1) Osborne is a very clever and astute politician and is indeed his party’s most important strategist; he was the Tories’ campaign manager during last year’s general election. But — and here’s something Tim should consider the next time he compares Osborne to Margaret Thatcher — Thatcher managed to win general elections; the Tories, despite Osborne’s supposed strategic brilliance, couldn’t secure a Commons majority, even though they were facing the most unpopular prime minister in living memory and coming off the back of the worst recession since the Second World War. Osborne failed in his role as campaign chief.

2) He’s described in the Parker profile as the coalition’s minister “for looking round corners”. Perhaps he needs to crane his neck a bit more, then, because he’s not very good at it — this is a government that has executed an array of hasty and humiliating U-turns, from the proposed sell-off of our forests to school sports funding to the appointment of the Prime Minister’s personal photographer. Didn’t the Chancellor spot any of these ahead of time? And, say what you like about Thatcher, but the lady wasn’t for turning.

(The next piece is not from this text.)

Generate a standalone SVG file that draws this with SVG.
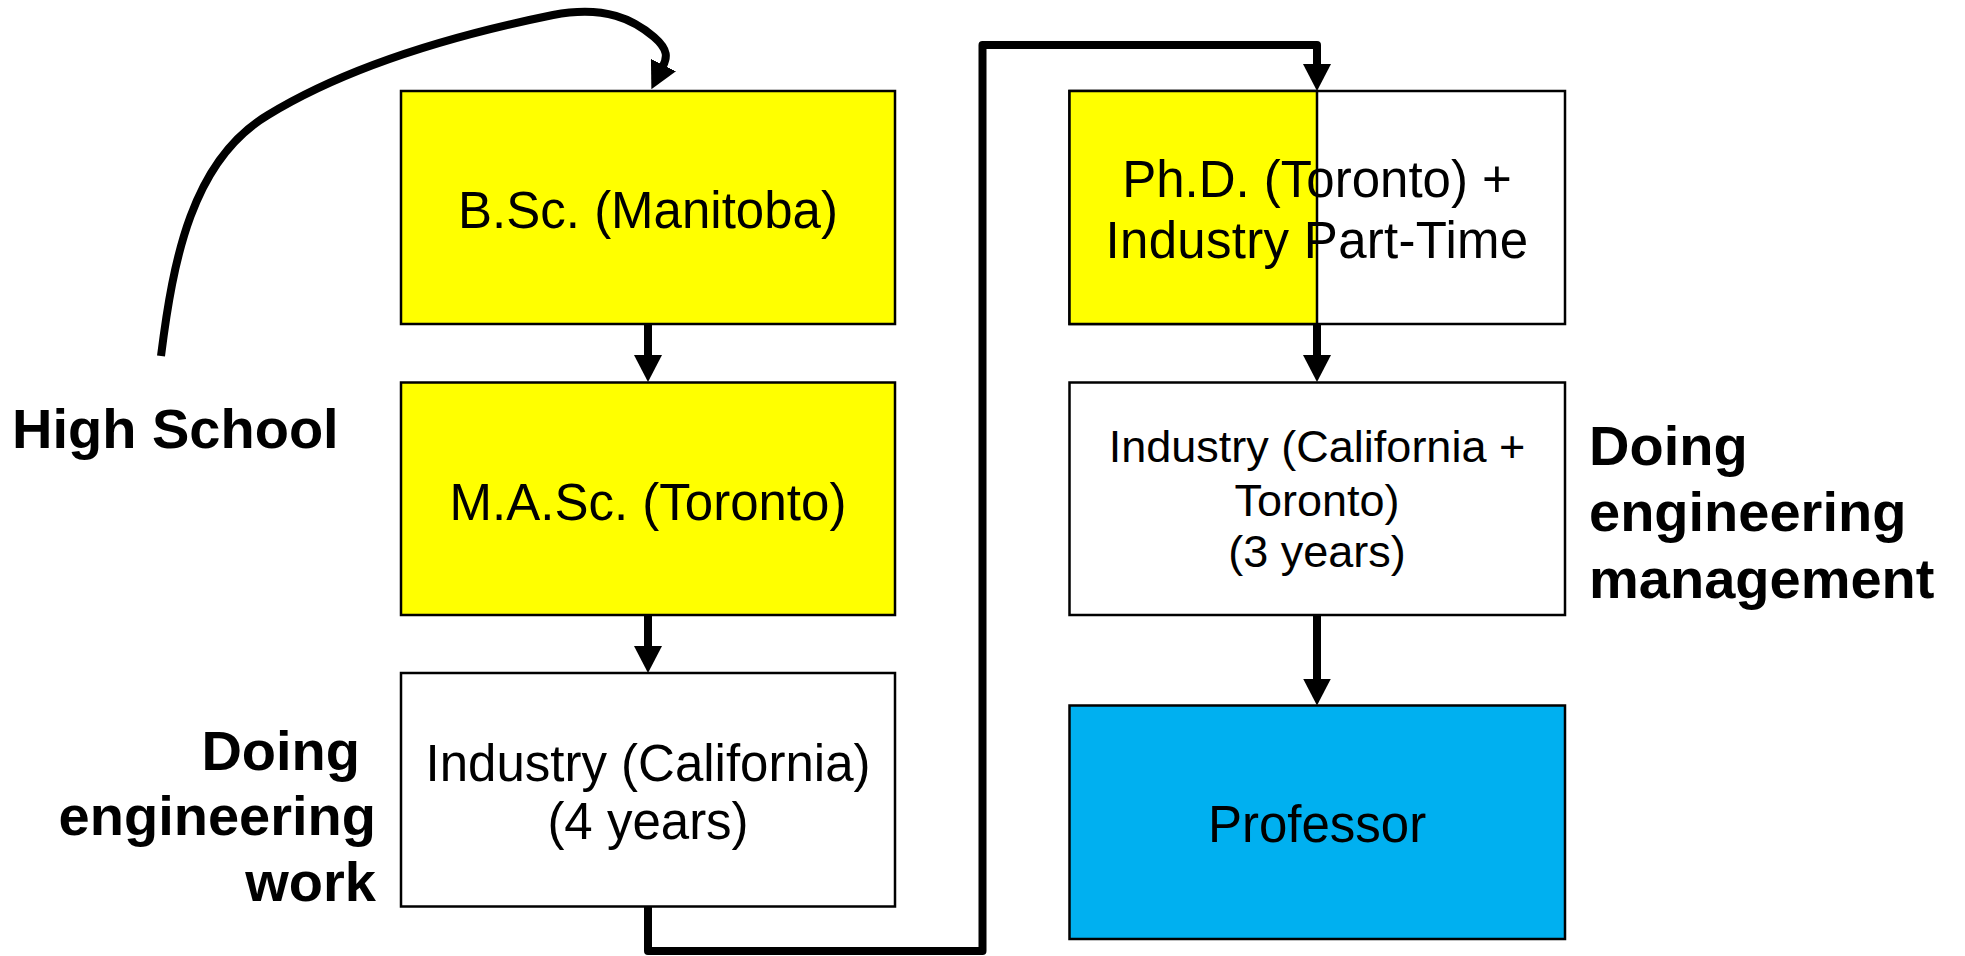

3) Osborne is praised for being a “political” chancellor but chancellors are judged on their economic — not political — legacies. Ask Messrs Lawson and Lamont. Or Tony Barber. And as Harold Macmillan remarked: “Events, dear boy, events.” The question is: will Osborne’s draconian cuts have a negative or positive impact on “events”? Will they rescue the British economy or imperil the “fragile recovery”? So far, the evidence suggests that they are doing the latter — unemployment is up, inflation is up, borrowing is up and, crucially, growth is down.

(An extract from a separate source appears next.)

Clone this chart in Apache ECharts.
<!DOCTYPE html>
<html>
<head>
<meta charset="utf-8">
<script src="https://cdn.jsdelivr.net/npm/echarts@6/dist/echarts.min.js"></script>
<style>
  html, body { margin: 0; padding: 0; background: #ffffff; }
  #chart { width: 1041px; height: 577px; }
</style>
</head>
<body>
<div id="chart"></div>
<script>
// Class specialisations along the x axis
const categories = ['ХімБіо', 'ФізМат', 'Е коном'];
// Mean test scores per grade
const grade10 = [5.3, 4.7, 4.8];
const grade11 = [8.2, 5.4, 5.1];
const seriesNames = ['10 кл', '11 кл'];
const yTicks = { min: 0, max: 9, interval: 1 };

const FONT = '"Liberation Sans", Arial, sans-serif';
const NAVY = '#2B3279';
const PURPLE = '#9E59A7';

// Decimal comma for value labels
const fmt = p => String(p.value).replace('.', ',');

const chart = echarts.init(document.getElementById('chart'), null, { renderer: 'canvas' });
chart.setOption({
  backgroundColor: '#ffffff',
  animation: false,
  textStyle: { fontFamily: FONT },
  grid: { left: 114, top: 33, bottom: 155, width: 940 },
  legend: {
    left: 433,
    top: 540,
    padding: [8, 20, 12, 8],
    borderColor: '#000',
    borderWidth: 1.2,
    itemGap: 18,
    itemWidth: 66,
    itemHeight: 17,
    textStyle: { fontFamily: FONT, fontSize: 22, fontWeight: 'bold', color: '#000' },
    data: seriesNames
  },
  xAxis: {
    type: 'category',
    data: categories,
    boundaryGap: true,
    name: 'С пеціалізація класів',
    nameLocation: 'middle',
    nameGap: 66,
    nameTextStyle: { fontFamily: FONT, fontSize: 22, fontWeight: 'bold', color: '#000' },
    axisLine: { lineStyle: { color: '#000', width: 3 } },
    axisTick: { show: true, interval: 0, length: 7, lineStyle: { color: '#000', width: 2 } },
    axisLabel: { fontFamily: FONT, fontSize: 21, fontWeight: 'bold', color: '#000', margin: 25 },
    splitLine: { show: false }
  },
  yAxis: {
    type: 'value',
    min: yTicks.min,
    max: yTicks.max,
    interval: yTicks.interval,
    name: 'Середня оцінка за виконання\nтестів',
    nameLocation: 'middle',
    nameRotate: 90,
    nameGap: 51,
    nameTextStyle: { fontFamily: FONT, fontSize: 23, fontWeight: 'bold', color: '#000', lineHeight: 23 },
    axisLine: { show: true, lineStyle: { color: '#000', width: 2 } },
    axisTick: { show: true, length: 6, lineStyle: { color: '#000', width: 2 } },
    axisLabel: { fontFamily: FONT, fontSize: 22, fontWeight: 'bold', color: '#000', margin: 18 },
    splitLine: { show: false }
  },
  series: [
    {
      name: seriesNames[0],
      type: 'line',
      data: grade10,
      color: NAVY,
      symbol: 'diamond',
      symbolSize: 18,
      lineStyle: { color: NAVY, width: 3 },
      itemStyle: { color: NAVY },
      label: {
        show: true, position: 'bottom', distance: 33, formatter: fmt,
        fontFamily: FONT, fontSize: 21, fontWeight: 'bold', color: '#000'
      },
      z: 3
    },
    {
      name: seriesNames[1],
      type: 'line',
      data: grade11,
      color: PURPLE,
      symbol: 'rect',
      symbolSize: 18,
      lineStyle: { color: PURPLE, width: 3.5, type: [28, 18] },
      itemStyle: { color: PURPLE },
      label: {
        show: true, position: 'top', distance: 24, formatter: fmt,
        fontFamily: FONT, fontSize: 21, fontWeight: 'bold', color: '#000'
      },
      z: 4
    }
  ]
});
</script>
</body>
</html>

4) Osborne’s own political judgement has been suspect. In opposition, the shadow chancellor almost ended his own career when he went to war with Peter Mandelson over “Yachtgate“; Osborne is also the man who suggested to David Cameron that he hire Andy Coulson as his director of communications — and we all know how that ended.

5) Returning to the Thatcher theme, the Iron Lady exuded calm and confidence; compare and contrast her performances under fire with Osborne’s panicked and pale-faced reaction to the negative growth figures that were published in January. The Chancellor was lost for words, blaming “the snow” over and over again (16 times in a single interview). Politicians should be judged on how they behave in a crisis or when the chips are down.

6) Poor Gideon is crippled by the fact that he isn’t just an ex-Bullingdon Club toff: 20 years on, he still looks and sounds like a Bullingdon Club toff. He is the real-life personification of the toxic “Tory boy” caricature, right down to his braying, sneering voice. Is it any wonder that the Tories spent £100 an hour on voice coaching for the shadow chancellor in opposition?

7) He might be popular with the press and his pals in the City of London but he has yet to win the trust or affection of the public — and he is hardly likely to do so in an “age of austerity”. As Parker concedes: “[I]t could be said that Osborne has built good relations with just about every group important to his future political success, except one: the electorate.” The latest Ipsos-MORI poll shows the shadow chancellor, Ed Balls, has approval ratings of 36 per cent while the Chancellor’s are at 35 per cent. Almost half the public (45 per cent) are dissatisfied with Osborne’s performance compared to just under a quarter (23 per cent) last year.

The Chancellor told friends before the election that he would be the most unpopular man in the country within six months. Thanks to the human shield that is Nick Clegg, that hasn’t happened yet . . . but give it time. By the end of this parliament, I suspect Boy George will make Norman Lamont look like Barack Obama at his peak.